***** Record list
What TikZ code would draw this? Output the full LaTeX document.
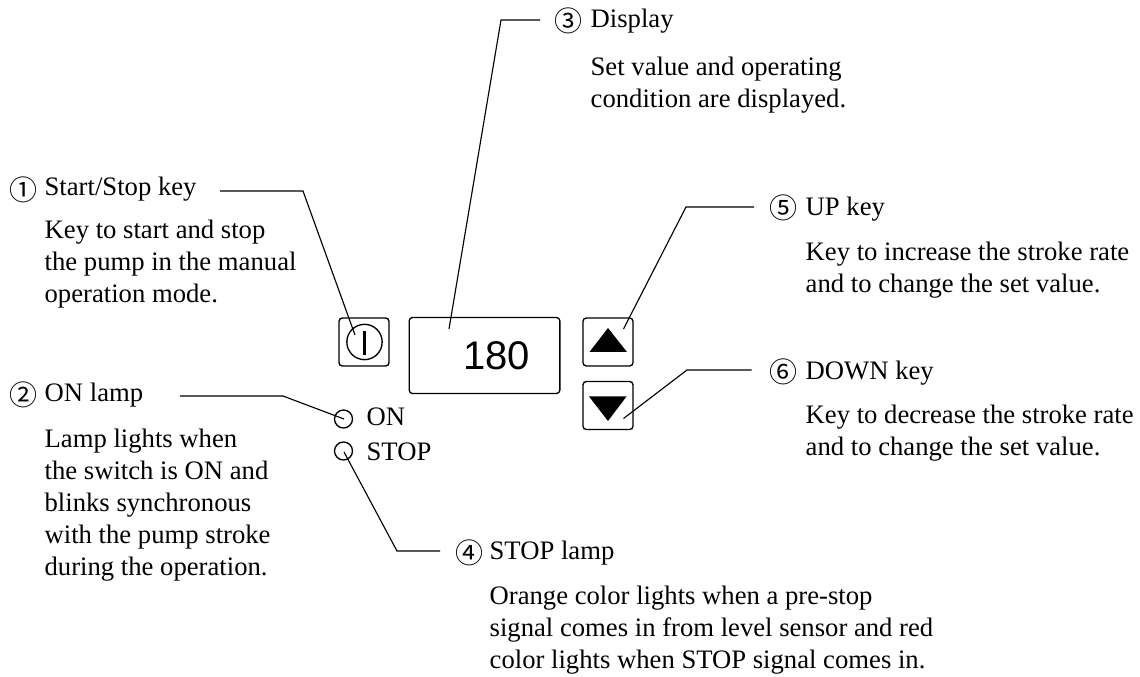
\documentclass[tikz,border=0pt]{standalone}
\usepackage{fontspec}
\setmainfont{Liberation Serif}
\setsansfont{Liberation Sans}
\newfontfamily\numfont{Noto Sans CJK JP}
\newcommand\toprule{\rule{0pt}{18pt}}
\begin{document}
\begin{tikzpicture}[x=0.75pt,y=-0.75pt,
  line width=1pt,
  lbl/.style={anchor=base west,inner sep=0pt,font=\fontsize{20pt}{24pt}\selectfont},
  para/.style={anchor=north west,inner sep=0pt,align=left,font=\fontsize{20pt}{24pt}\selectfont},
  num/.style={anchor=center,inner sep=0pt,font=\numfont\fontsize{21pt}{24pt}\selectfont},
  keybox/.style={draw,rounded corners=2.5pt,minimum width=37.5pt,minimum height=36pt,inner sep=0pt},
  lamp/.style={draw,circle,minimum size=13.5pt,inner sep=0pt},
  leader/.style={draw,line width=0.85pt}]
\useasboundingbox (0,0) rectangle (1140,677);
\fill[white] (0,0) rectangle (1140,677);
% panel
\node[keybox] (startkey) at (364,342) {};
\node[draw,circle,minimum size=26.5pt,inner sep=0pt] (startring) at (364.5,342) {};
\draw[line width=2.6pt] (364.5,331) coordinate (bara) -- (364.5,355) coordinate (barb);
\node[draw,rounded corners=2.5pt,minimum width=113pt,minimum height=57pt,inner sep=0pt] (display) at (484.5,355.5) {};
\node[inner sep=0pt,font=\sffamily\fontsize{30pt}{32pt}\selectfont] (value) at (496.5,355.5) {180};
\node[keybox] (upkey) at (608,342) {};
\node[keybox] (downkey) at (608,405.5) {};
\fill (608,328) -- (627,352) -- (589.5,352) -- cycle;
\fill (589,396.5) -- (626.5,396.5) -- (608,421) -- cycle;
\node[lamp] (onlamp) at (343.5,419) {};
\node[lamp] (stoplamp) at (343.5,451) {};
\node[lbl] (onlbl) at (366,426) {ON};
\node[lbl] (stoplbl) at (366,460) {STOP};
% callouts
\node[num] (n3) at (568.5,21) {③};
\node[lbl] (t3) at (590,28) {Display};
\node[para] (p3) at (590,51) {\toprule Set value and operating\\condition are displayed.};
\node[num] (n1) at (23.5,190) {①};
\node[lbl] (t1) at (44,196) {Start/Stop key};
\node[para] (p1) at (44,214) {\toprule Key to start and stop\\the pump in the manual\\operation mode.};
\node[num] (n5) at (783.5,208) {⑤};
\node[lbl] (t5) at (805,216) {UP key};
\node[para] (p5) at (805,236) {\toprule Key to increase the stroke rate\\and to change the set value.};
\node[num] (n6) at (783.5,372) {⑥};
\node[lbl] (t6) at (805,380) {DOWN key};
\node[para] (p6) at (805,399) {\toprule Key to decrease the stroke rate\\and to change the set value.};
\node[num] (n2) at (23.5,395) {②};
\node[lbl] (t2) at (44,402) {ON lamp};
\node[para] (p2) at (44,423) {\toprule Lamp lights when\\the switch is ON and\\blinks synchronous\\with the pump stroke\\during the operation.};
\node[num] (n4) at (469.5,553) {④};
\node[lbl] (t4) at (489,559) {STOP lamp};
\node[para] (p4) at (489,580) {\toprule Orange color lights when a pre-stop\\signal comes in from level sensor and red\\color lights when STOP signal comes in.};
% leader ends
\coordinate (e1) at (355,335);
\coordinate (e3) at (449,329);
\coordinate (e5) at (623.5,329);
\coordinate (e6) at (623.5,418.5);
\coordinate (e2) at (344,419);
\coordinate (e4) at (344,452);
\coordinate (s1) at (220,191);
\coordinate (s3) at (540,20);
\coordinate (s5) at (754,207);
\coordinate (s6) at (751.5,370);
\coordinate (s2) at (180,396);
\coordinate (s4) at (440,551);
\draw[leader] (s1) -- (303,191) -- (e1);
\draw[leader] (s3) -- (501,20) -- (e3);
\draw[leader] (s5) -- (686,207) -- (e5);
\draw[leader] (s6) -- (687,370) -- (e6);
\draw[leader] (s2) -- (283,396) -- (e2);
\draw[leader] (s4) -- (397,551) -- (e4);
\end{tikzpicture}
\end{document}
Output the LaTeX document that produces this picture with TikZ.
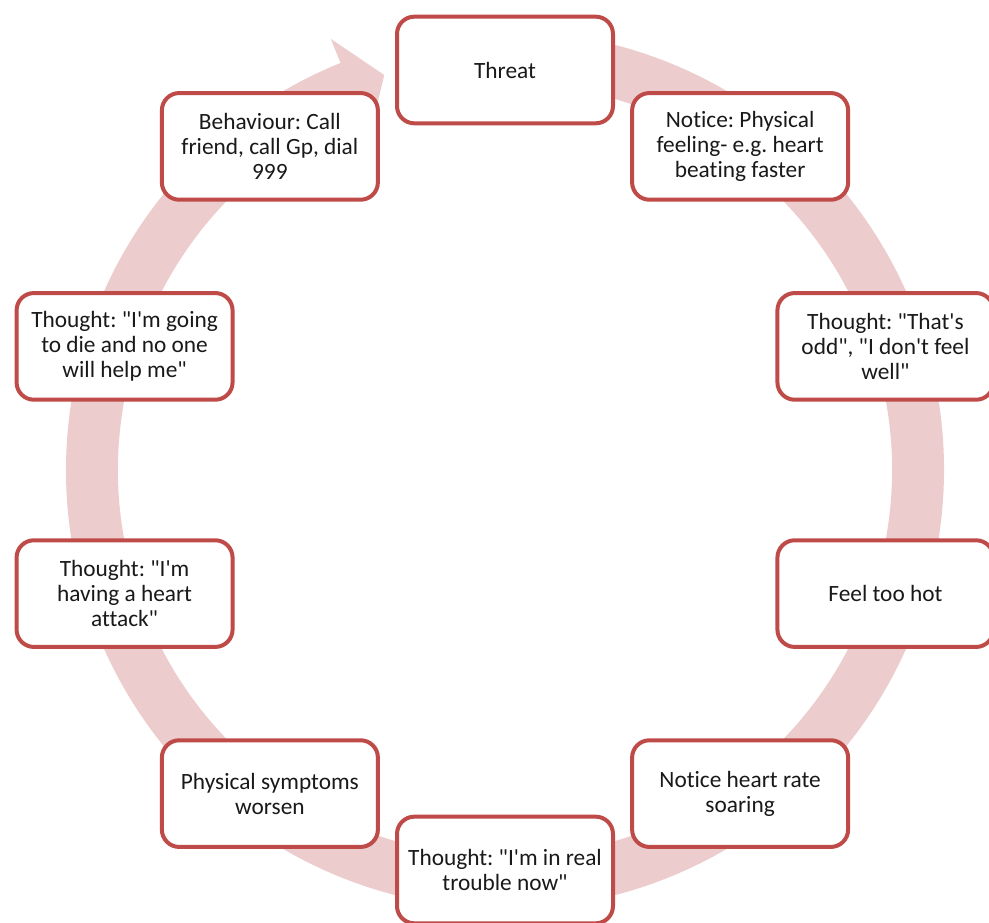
**********
Problem statement
Quote all the lines above exactly as given. Do not include the pictures.

The answer
What TikZ code would draw this? Output the full LaTeX document.
\documentclass[tikz,border=0pt]{standalone}
\usepackage{fontspec}
\setmainfont{Liberation Serif}
\setsansfont{Liberation Sans}
\newfontfamily\numfont{Noto Sans CJK JP}
\newcommand\toprule{\rule{0pt}{18pt}}
\begin{document}
\begin{tikzpicture}[x=0.75pt,y=-0.75pt,
  line width=1pt,
  lbl/.style={anchor=base west,inner sep=0pt,font=\fontsize{20pt}{24pt}\selectfont},
  para/.style={anchor=north west,inner sep=0pt,align=left,font=\fontsize{20pt}{24pt}\selectfont},
  num/.style={anchor=center,inner sep=0pt,font=\numfont\fontsize{21pt}{24pt}\selectfont},
  keybox/.style={draw,rounded corners=2.5pt,minimum width=37.5pt,minimum height=36pt,inner sep=0pt},
  lamp/.style={draw,circle,minimum size=13.5pt,inner sep=0pt},
  leader/.style={draw,line width=0.85pt}]
\useasboundingbox (0,0) rectangle (1140,677);
\fill[white] (0,0) rectangle (1140,677);
% panel
\node[keybox] (startkey) at (364,342) {};
\node[draw,circle,minimum size=26.5pt,inner sep=0pt] (startring) at (364.5,342) {};
\draw[line width=2.6pt] (364.5,331) coordinate (bara) -- (364.5,355) coordinate (barb);
\node[draw,rounded corners=2.5pt,minimum width=113pt,minimum height=57pt,inner sep=0pt] (display) at (484.5,355.5) {};
\node[inner sep=0pt,font=\sffamily\fontsize{30pt}{32pt}\selectfont] (value) at (496.5,355.5) {180};
\node[keybox] (upkey) at (608,342) {};
\node[keybox] (downkey) at (608,405.5) {};
\fill (608,328) -- (627,352) -- (589.5,352) -- cycle;
\fill (589,396.5) -- (626.5,396.5) -- (608,421) -- cycle;
\node[lamp] (onlamp) at (343.5,419) {};
\node[lamp] (stoplamp) at (343.5,451) {};
\node[lbl] (onlbl) at (366,426) {ON};
\node[lbl] (stoplbl) at (366,460) {STOP};
% callouts
\node[num] (n3) at (568.5,21) {③};
\node[lbl] (t3) at (590,28) {Display};
\node[para] (p3) at (590,51) {\toprule Set value and operating\\condition are displayed.};
\node[num] (n1) at (23.5,190) {①};
\node[lbl] (t1) at (44,196) {Start/Stop key};
\node[para] (p1) at (44,214) {\toprule Key to start and stop\\the pump in the manual\\operation mode.};
\node[num] (n5) at (783.5,208) {⑤};
\node[lbl] (t5) at (805,216) {UP key};
\node[para] (p5) at (805,236) {\toprule Key to increase the stroke rate\\and to change the set value.};
\node[num] (n6) at (783.5,372) {⑥};
\node[lbl] (t6) at (805,380) {DOWN key};
\node[para] (p6) at (805,399) {\toprule Key to decrease the stroke rate\\and to change the set value.};
\node[num] (n2) at (23.5,395) {②};
\node[lbl] (t2) at (44,402) {ON lamp};
\node[para] (p2) at (44,423) {\toprule Lamp lights when\\the switch is ON and\\blinks synchronous\\with the pump stroke\\during the operation.};
\node[num] (n4) at (469.5,553) {④};
\node[lbl] (t4) at (489,559) {STOP lamp};
\node[para] (p4) at (489,580) {\toprule Orange color lights when a pre-stop\\signal comes in from level sensor and red\\color lights when STOP signal comes in.};
% leader ends
\coordinate (e1) at (355,335);
\coordinate (e3) at (449,329);
\coordinate (e5) at (623.5,329);
\coordinate (e6) at (623.5,418.5);
\coordinate (e2) at (344,419);
\coordinate (e4) at (344,452);
\coordinate (s1) at (220,191);
\coordinate (s3) at (540,20);
\coordinate (s5) at (754,207);
\coordinate (s6) at (751.5,370);
\coordinate (s2) at (180,396);
\coordinate (s4) at (440,551);
\draw[leader] (s1) -- (303,191) -- (e1);
\draw[leader] (s3) -- (501,20) -- (e3);
\draw[leader] (s5) -- (686,207) -- (e5);
\draw[leader] (s6) -- (687,370) -- (e6);
\draw[leader] (s2) -- (283,396) -- (e2);
\draw[leader] (s4) -- (397,551) -- (e4);
\end{tikzpicture}
\end{document}
Output the LaTeX document that produces this picture with TikZ.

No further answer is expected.